--- Begin Input records ---
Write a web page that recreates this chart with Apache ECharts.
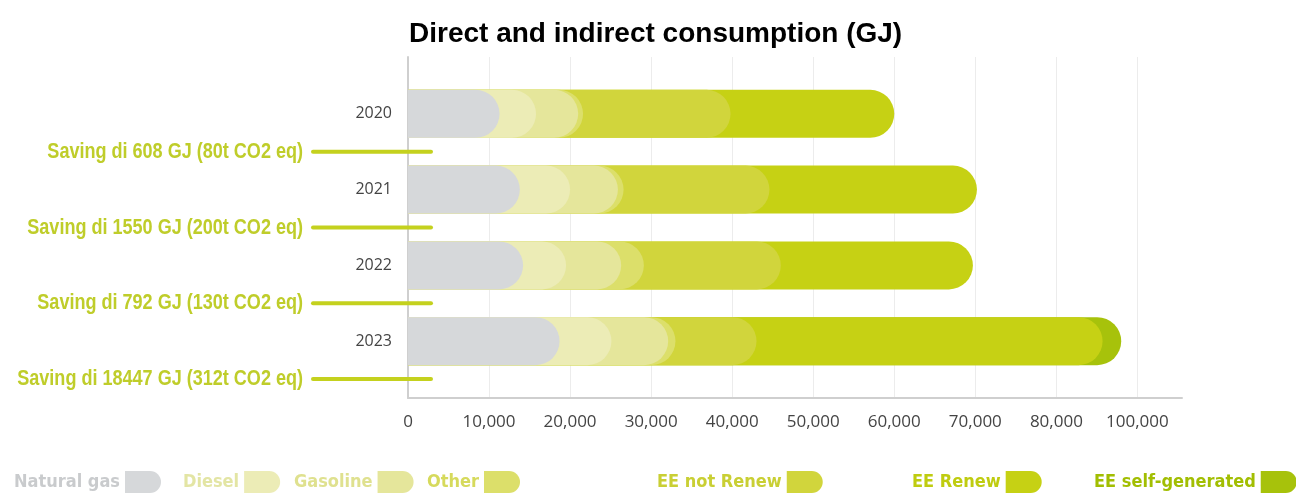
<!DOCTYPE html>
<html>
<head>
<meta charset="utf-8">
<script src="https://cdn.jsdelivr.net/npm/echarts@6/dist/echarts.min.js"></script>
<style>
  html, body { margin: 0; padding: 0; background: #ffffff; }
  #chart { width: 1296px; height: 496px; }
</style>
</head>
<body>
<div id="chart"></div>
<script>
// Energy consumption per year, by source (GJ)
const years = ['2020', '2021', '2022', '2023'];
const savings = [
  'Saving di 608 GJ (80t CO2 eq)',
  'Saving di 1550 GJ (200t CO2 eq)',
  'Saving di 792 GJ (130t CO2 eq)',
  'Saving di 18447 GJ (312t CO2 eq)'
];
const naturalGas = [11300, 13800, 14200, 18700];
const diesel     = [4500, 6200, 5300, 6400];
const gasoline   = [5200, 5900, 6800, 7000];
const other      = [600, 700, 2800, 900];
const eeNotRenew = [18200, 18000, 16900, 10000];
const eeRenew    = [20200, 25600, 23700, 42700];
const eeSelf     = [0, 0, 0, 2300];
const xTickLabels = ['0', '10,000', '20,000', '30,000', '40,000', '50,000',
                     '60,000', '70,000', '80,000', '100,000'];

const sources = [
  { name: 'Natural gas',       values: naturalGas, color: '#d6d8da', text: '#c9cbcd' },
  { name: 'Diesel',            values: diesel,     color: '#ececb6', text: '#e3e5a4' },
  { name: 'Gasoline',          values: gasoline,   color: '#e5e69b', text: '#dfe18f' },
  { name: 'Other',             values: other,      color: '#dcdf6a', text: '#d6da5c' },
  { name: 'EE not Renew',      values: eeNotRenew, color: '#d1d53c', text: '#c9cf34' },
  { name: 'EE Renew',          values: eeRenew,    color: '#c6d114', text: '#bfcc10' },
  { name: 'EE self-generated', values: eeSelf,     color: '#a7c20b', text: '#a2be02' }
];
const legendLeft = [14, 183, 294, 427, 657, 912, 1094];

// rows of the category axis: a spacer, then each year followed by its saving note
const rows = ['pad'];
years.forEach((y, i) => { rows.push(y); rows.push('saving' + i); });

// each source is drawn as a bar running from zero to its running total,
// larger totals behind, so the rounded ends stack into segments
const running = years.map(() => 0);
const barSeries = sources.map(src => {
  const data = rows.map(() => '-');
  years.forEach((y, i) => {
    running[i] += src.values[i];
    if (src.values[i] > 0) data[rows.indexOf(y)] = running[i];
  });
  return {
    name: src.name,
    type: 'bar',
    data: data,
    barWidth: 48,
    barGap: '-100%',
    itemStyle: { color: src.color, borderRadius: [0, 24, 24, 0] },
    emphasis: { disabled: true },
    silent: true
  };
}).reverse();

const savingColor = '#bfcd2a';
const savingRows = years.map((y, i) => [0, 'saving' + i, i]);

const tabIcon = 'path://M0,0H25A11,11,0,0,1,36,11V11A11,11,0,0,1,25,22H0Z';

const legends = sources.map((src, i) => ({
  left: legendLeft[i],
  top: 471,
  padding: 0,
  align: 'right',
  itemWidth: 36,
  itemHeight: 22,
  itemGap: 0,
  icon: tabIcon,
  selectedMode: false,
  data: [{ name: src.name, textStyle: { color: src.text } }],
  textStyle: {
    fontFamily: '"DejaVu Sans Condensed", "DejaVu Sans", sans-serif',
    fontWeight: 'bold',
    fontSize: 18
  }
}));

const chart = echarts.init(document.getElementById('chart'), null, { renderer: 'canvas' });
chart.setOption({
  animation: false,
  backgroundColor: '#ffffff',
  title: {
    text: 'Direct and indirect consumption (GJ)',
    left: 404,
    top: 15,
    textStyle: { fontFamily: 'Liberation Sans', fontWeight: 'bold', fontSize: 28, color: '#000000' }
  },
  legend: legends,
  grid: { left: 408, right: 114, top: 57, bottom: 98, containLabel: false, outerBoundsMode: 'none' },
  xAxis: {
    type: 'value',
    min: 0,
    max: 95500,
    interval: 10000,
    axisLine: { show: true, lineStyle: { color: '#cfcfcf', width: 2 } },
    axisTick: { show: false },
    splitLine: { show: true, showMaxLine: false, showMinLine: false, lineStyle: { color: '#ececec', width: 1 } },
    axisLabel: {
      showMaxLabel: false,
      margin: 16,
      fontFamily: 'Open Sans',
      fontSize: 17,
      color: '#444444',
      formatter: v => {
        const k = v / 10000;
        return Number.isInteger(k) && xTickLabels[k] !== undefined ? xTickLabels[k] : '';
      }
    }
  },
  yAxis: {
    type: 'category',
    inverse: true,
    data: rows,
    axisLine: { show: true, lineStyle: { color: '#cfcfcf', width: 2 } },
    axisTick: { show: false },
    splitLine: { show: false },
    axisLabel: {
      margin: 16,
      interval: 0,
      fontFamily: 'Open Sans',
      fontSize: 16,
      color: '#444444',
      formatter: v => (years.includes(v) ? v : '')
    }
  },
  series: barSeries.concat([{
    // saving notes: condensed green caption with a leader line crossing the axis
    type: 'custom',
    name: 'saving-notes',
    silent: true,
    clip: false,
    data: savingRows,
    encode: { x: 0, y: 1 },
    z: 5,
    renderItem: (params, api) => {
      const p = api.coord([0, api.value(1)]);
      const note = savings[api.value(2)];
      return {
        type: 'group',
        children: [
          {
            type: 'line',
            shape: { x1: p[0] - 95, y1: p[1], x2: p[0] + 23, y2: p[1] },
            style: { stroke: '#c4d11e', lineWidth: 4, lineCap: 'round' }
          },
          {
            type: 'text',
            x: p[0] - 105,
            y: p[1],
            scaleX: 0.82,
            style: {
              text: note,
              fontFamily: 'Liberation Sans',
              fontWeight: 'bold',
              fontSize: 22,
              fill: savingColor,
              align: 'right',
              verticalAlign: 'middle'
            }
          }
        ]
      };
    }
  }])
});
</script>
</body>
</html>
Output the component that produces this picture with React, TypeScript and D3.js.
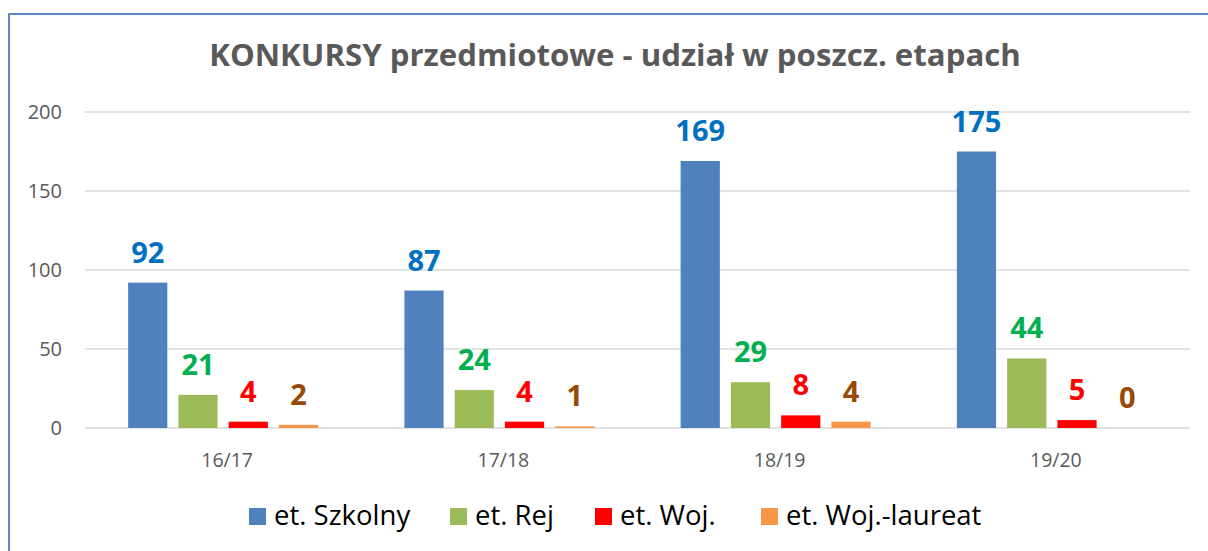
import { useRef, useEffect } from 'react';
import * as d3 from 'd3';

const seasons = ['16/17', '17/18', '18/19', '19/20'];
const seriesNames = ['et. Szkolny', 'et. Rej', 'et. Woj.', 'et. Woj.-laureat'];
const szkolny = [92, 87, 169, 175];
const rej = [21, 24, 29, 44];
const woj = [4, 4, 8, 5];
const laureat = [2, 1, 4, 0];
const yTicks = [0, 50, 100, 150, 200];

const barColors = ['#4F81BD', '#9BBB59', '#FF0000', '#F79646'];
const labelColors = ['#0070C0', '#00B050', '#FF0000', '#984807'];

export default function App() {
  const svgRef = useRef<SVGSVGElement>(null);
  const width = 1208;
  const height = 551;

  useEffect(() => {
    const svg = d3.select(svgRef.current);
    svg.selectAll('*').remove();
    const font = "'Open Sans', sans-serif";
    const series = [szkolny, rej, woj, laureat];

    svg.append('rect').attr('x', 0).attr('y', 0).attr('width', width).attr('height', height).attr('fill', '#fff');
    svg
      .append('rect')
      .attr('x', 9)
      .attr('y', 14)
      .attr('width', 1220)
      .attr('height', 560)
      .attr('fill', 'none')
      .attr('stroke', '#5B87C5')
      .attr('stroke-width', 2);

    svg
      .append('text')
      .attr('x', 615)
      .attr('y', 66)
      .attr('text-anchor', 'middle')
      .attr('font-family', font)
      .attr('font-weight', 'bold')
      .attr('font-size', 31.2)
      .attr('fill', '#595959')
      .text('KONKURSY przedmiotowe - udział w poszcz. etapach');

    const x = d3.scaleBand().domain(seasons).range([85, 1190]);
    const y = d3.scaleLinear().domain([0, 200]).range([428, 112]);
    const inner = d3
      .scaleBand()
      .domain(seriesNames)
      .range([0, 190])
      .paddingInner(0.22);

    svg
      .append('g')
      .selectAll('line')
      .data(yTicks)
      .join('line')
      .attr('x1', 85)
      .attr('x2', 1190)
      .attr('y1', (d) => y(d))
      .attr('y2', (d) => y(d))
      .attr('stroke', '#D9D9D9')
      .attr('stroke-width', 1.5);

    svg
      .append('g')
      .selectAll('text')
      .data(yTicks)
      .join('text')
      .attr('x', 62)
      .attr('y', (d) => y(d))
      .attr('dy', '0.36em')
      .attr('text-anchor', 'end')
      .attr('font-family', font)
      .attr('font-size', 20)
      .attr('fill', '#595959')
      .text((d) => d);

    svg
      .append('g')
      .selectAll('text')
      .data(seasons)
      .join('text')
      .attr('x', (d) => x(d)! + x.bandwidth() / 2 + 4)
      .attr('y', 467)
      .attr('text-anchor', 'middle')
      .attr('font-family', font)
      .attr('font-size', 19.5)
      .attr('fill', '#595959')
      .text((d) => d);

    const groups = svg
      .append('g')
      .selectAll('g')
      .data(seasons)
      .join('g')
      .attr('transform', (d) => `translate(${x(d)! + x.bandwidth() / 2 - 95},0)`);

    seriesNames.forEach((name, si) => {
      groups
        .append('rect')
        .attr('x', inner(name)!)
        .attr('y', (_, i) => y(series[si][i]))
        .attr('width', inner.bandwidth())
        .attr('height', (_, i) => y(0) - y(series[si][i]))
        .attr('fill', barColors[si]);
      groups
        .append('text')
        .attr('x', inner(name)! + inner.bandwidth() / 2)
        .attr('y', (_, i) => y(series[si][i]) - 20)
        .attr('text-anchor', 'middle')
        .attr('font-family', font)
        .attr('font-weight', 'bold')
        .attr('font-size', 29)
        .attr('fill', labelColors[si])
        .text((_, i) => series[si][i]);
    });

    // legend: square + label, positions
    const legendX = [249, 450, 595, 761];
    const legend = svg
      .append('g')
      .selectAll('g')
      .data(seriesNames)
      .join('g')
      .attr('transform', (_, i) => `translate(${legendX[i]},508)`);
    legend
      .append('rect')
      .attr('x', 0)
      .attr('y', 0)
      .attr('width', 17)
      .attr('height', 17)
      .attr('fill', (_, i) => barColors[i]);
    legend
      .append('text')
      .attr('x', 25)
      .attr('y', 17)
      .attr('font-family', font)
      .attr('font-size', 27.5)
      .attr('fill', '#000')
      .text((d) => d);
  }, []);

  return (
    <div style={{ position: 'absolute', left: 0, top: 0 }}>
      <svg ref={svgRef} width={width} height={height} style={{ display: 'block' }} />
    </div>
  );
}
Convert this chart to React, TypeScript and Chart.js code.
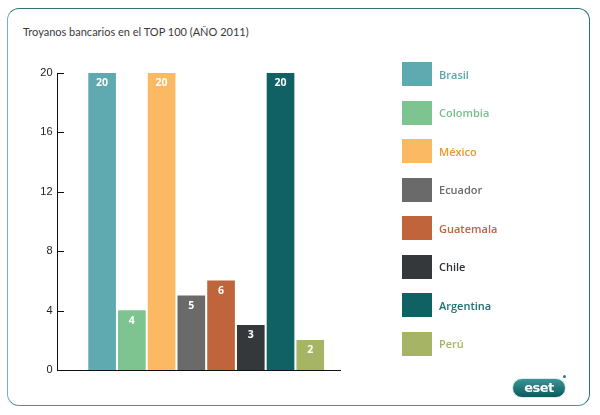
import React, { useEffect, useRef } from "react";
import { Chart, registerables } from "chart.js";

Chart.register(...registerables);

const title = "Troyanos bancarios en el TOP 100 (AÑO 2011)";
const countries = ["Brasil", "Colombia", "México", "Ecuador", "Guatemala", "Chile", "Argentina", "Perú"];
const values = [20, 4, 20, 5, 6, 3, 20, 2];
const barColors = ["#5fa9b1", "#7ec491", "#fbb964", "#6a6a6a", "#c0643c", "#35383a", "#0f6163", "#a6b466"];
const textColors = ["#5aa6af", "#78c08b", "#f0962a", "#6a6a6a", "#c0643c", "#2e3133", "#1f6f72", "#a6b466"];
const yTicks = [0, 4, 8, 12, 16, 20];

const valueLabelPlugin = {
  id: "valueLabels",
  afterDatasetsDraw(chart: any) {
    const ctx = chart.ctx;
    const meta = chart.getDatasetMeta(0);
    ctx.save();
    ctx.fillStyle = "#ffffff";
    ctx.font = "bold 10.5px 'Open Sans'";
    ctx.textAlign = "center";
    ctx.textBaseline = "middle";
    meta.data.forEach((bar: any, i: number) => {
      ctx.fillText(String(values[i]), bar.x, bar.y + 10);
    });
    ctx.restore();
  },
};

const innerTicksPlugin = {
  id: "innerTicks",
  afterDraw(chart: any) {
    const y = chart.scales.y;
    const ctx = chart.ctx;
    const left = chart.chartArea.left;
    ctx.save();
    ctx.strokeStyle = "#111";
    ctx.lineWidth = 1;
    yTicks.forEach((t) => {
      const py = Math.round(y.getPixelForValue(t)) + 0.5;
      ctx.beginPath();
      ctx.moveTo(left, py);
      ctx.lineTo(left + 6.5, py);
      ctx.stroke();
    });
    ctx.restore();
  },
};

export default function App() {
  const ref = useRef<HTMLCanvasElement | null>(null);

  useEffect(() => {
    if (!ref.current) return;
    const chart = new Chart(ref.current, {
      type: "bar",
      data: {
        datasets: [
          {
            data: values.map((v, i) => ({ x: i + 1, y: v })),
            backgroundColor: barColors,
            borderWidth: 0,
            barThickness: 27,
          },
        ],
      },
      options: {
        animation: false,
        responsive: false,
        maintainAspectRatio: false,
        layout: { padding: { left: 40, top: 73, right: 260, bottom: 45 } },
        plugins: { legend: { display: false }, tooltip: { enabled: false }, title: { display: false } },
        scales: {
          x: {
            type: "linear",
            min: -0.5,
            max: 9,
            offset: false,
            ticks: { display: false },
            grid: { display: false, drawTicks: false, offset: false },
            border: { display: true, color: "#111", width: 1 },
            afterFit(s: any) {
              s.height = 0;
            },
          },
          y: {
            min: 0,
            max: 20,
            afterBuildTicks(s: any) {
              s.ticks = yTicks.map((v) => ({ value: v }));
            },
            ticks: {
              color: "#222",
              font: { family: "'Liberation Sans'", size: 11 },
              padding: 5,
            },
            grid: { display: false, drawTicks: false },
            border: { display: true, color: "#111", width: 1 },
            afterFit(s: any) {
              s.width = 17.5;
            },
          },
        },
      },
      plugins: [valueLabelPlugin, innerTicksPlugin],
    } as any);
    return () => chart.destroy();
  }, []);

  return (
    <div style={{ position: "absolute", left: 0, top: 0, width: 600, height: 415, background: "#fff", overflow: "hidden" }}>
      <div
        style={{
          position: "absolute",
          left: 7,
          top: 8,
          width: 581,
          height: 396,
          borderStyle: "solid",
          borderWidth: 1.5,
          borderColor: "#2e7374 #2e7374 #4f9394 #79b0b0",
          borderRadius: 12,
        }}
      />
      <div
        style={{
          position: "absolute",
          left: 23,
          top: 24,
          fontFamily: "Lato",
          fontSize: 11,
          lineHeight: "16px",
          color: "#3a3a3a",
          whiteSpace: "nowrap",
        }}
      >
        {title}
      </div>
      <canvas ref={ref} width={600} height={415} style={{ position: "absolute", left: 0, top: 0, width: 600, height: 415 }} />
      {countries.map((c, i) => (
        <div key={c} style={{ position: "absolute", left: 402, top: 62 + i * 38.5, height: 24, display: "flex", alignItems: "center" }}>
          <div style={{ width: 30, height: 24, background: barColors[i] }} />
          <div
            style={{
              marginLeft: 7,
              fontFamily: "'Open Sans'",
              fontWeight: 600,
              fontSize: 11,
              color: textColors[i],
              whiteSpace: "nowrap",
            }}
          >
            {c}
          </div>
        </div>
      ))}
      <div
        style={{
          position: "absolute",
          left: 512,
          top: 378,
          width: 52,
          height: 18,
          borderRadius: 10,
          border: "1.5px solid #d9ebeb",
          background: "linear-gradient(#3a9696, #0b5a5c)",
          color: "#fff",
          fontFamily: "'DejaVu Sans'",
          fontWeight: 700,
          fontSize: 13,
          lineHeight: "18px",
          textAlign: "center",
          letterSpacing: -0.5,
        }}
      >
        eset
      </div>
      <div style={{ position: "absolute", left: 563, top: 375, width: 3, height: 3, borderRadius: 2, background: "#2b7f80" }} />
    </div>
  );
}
--- End Input records ---
• Given instruction
Extract all lines from the material above that include the word "with".

• Result below
Write a web page that recreates this chart with Apache ECharts.
    // saving notes: condensed green caption with a leader line crossing the axis
Output the component that produces this picture with React, TypeScript and D3.js.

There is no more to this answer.